= INSTRUCTIONS FOR THE TASK =
Set down, exactly as written, the lines from the top of the data to the line that holds "15.8, 17.3, 18.8];", and omit the pictures.
--------------------------------------------------
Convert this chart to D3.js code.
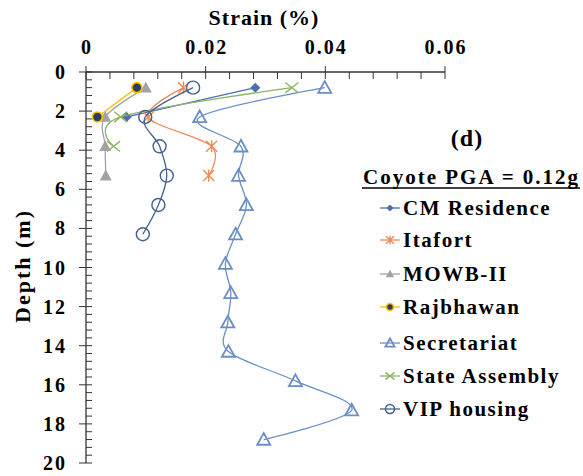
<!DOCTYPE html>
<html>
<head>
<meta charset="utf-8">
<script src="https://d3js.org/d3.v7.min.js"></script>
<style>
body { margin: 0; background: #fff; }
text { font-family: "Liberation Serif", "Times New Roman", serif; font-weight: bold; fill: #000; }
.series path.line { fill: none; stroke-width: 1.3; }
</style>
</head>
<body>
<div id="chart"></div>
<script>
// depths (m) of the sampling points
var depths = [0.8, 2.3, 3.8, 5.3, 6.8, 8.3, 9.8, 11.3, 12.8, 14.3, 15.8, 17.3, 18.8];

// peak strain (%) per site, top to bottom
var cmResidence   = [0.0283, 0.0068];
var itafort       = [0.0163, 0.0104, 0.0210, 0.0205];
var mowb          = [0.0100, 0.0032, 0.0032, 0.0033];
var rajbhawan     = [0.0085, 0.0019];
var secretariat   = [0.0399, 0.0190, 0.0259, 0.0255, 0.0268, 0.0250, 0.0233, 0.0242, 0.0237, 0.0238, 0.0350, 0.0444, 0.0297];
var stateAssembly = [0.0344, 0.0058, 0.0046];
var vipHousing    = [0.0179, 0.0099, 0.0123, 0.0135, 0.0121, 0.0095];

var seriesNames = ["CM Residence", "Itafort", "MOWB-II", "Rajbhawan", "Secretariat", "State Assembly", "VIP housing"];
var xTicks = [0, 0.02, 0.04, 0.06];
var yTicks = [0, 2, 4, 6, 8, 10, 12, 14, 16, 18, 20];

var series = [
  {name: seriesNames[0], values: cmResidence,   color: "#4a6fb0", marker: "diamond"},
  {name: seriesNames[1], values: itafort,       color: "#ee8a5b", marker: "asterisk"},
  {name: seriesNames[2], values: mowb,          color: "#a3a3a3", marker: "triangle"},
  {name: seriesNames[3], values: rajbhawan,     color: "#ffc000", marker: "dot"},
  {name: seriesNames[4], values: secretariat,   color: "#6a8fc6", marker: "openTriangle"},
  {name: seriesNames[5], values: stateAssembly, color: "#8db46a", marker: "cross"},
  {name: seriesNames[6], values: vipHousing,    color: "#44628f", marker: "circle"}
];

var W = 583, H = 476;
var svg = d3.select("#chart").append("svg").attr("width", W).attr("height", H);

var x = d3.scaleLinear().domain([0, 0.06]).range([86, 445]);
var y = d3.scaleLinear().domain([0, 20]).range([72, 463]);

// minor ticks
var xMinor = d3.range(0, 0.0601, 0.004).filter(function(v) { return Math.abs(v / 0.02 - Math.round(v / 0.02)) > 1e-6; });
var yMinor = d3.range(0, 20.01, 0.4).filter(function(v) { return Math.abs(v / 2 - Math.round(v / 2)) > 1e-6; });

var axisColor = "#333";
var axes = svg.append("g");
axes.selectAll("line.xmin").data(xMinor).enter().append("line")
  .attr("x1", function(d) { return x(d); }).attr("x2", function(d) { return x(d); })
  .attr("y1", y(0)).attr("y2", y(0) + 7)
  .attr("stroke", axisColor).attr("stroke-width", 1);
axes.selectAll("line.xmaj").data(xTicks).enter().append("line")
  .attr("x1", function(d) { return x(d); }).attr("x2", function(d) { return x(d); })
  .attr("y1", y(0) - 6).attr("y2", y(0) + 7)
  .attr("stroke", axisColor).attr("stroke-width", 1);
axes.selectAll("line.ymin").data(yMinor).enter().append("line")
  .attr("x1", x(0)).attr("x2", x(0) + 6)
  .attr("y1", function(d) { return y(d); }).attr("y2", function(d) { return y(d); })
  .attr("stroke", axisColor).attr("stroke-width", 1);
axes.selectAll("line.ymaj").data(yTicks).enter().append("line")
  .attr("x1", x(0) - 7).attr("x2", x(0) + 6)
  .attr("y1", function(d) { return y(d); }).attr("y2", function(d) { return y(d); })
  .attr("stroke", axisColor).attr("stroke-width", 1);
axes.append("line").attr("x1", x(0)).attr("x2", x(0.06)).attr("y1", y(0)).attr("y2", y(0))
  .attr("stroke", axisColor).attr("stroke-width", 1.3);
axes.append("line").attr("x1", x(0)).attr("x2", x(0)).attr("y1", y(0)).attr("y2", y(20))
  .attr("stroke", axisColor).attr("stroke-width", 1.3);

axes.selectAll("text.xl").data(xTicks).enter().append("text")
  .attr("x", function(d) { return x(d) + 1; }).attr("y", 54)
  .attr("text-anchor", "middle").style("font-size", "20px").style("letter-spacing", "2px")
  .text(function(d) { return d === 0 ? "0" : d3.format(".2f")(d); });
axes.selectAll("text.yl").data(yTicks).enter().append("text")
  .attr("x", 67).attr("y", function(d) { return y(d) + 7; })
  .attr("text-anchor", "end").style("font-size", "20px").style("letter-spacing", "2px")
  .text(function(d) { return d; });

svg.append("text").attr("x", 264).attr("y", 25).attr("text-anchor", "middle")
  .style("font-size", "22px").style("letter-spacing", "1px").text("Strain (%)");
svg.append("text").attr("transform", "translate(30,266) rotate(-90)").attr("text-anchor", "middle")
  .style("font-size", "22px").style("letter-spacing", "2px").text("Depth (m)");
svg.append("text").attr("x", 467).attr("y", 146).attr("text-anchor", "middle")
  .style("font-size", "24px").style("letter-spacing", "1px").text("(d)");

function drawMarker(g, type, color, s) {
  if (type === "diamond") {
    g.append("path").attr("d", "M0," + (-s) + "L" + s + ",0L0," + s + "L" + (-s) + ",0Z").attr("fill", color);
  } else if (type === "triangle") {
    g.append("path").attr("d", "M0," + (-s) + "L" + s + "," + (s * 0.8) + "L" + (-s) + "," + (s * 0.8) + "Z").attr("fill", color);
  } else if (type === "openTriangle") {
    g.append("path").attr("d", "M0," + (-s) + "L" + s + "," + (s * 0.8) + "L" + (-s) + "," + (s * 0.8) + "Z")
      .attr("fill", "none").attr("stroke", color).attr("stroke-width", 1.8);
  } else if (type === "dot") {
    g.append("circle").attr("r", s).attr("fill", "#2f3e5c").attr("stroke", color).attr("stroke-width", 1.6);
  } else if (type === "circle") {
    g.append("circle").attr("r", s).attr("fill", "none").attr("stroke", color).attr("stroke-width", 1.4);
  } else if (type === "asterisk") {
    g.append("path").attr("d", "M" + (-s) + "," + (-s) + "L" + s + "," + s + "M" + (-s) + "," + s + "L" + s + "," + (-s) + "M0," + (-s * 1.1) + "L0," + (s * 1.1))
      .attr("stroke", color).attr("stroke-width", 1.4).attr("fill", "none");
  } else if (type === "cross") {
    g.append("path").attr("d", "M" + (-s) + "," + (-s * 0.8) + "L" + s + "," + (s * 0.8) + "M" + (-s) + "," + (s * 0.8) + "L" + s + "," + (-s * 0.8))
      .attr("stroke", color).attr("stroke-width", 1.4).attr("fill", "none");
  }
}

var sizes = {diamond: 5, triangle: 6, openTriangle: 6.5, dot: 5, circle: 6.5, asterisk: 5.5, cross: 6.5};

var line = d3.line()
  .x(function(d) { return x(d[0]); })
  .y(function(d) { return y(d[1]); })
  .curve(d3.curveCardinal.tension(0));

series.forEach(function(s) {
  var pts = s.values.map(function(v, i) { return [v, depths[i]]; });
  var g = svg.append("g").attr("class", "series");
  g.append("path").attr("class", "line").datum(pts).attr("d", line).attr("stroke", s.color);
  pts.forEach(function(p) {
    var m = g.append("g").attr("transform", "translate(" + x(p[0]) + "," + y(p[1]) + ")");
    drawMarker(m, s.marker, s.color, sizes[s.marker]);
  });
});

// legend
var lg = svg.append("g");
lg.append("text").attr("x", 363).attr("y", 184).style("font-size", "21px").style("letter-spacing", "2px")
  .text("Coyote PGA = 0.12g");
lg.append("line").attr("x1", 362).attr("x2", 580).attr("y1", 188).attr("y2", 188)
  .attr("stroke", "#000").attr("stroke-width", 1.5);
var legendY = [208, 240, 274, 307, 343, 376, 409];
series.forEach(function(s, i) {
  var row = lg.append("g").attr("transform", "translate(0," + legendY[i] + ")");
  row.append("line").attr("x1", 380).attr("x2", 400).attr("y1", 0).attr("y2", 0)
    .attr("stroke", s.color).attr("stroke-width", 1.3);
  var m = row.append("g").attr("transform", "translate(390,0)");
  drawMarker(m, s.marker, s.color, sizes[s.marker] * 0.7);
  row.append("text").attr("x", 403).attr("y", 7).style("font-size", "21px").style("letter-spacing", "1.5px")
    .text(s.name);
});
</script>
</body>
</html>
--------------------------------------------------
= TASK ANSWER =
Convert this chart to D3.js code.
<!DOCTYPE html>
<html>
<head>
<meta charset="utf-8">
<script src="https://d3js.org/d3.v7.min.js"></script>
<style>
body { margin: 0; background: #fff; }
text { font-family: "Liberation Serif", "Times New Roman", serif; font-weight: bold; fill: #000; }
.series path.line { fill: none; stroke-width: 1.3; }
</style>
</head>
<body>
<div id="chart"></div>
<script>
// depths (m) of the sampling points
var depths = [0.8, 2.3, 3.8, 5.3, 6.8, 8.3, 9.8, 11.3, 12.8, 14.3, 15.8, 17.3, 18.8];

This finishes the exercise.